Poi la nostalgia. La curiosità dei giornalisti nelle ultime tre settimane si è spesso concentrata sul capire come sia possibile che con così poco vissuto anagrafico si possa evocare la nostalgia. Ma per presentare il suo brano in gara a Sanremo, Olly aveva spiegato così il titolo: «È un’emozione che conosciamo tutti, che sento e che voglio scoprire. Secondo me la nostalgia non è solo di qualcosa che è successo ma anche di qualcosa che non è mai veramente accaduto». Più volte, nel corso delle interviste, il cantautore ha completato il discorso allontanando il sentimento nostalgico alla sfera del passato e vedendolo come spinta per il futuro. Può essere così? Sì, e sarebbe d’accordo con lui Antonio Tabucchi, se avesse ascoltato la canzone. Lo scrittore di Sostiene Pereira, ma anche di tanti libri che affrontano il tema del tempo e della nostalgia come Requiem, Il gioco del rovescio, Si sta facendo sempre più tardi, ha dato un significato a questo sentimento mentre cercava di dargli una definizione adatta: «Qualcosa di straziante, ma può anche intenerire, e non si rivolge esclusivamente al passato, ma anche al futuro, perché esprime un desiderio che vorreste si realizzasse. E qui le cose si complicano perché la nostalgia del futuro è un paradosso. Forse un corrispettivo più adeguato potrebbe essere il disìo dantesco che reca con sé una certa dolcezza, visto che… Insomma, come spiegare questa parola?», così scriveva in Viaggi e altri viaggi.

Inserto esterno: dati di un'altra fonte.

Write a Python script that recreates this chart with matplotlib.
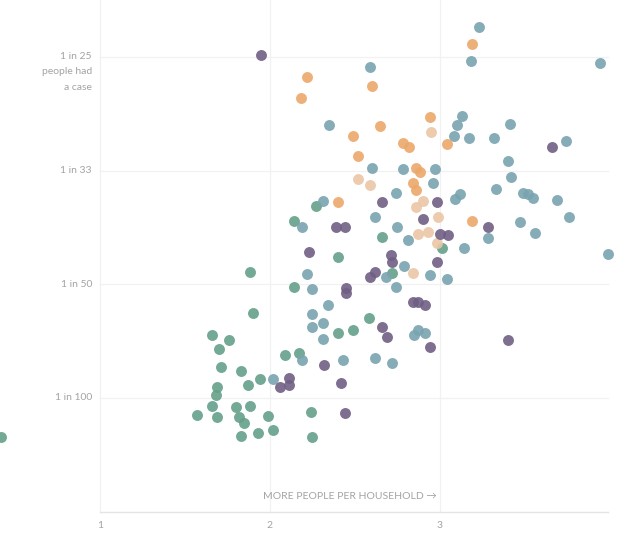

In un festival di Sanremo caratterizzato quest’anno da brani intimistici, è proprio la nostalgia a spiccare, più dell’amore tout court. Lucio Corsi, con il suo portamento favolistico, richiama la nostalgia più evidente possibile. Quella verso la nostra età fanciullesca, e in questo il duetto con Topo Gigio sulle note di Nel blu, dipinto di blu ne ha aumentato il carico. Ha allargato, anzi, a una nostalgia comune dei tempi che non sono più. Tempi avvertiti come più semplici, più lenti e più genuini.

Sulla nostalgia è imperniato anche l’intero album di Joan Thiele appena pubblicato, Joanita. Qui il sentimento è sottinteso e affidato alla musica. È la nostalgia del vissuto ma anche di un tempo mai vissuto. Più a fondo: di un tempo forse mai esistito ancora, ma di cui già sentiamo l’assenza. Su questa ambiguità di sensazioni si potrebbe in realtà descrivere l’intera produzione discografica internazionale attuale, che al massiccio recupero di sonorità degli scorsi decenni unisce suoni figli dell’innovazione tecnologica. Da cui nasce una terza, nuova, via. In Joanita le atmosfere nostalgiche, non è un caso, si impongono alla mente in brani come Tramonto, Occhi da gangster e Volto di donna dove nelle produzioni sono state rielaborate alcune composizioni del maestro d’orchestra Piero Umiliani, autore di diverse colonne sonore. Scenari da spaghetti western e mondi eterei si mischiano e fanno della nostalgia un sentimento tanto concreto e passato quanto immaginario e idealizzazione di un futuro. Un futuro, appunto, di cui avere già grande nostalgia.